Bowling Green University Professor Philip Stinson, author of “Police Integrity Lost: A Study of Law Enforcement Officers Arrested,” said coordination between police departments, prosecutors and the courts systems has arisen because the parties benefit equally from arrest fees, fines, court costs and other related penalties. Because of this mutual benefit, Stinson said, police are rarely charged or convicted in misconduct cases.
In commenting on the North Charleston, S.C., police officer who fired eight shots in the back of a fleeing man, Politico national editor Michael Hirsh said subsequent media coverage of the death of the man showed “an unseen decades-old abuse that is only now being rendered visible by a new generation of citizen-documentarians, average people equipped with cell-phone cameras.”

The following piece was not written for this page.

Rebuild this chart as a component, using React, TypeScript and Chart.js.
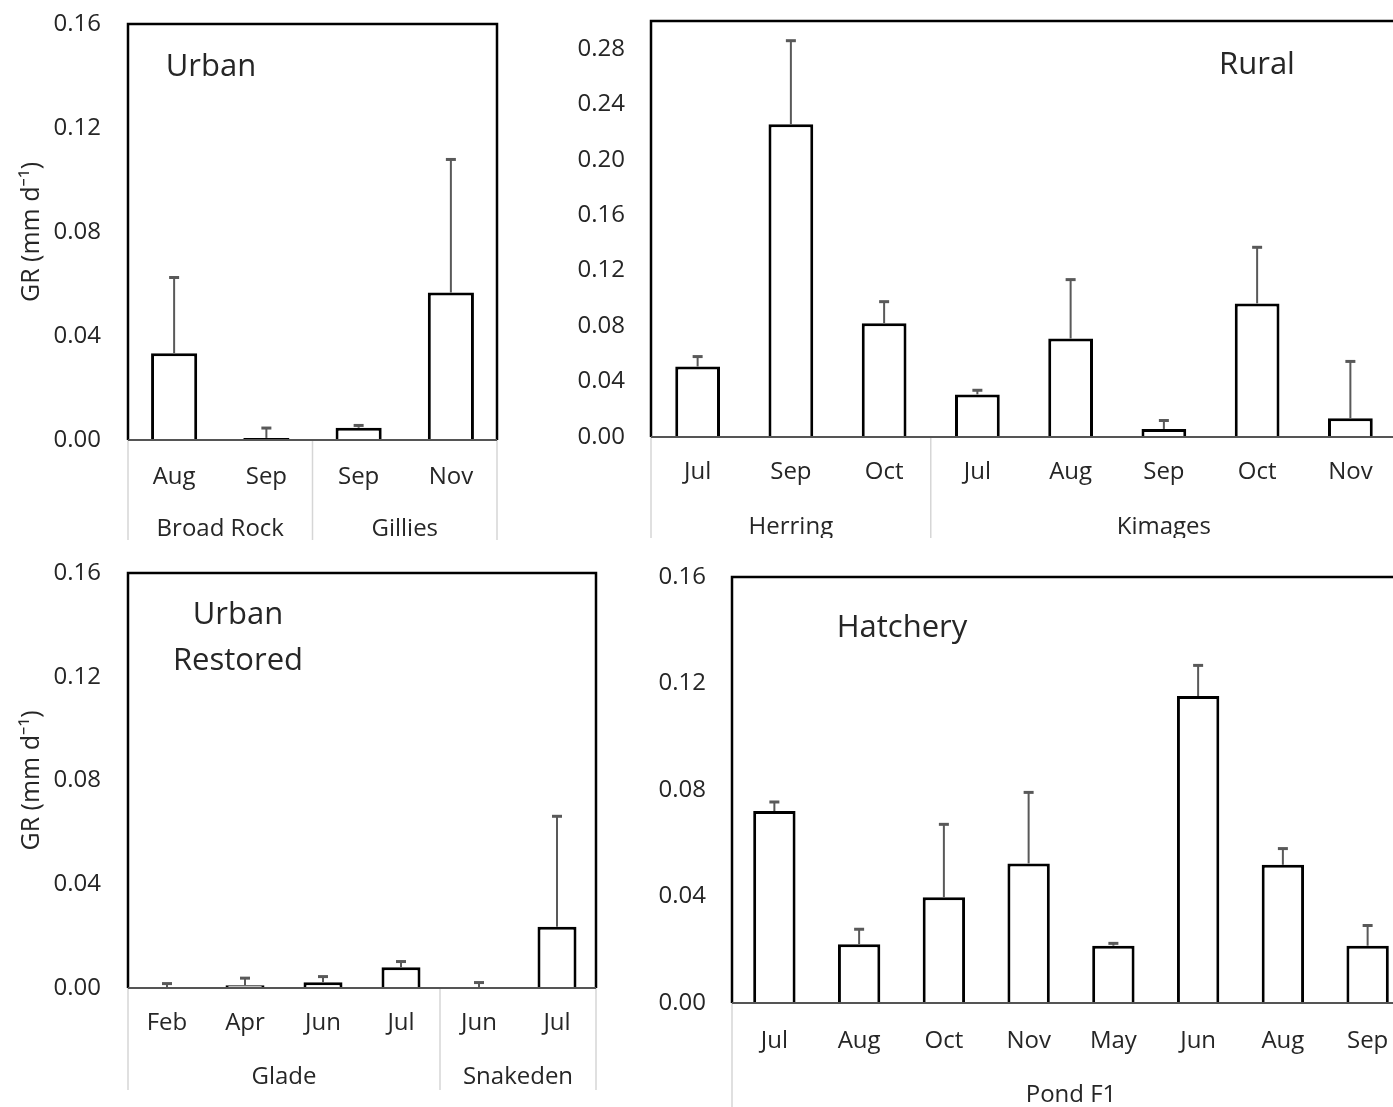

Obviously, the problem is more than just anecdotal. It’s systemic. Too many police departments don’t provide enough training in de-escalating public interactions. Consequences for police misconduct are almost nil, and when civil lawsuits are successful, taxpayers foot the bill for the agency and the offending officer(s).
We citizens – black, white, and otherwise – could all tomorrow be 110% deferential and respectful to law enforcement, yet the systemic problems would continue that have resulted in the killing of innocent people, erosion of civil liberties and militarization of our law enforcement agencies.
You, Kind Reader, likely agree that there are many more good law enforcement officers than bad. We owe it to them to push back against “policing for profit” aspects of the criminal justice system, encourage our local, state and federal community and political leaders to reverse course on police militarization, and find ways to work with law enforcement to restore 4th Amendment-based civil liberties.
But please know I will possess an “attitude of insubordination” toward any person or agency pushing a message that we all must sacrifice a measure of our liberties in exchange for safety and security.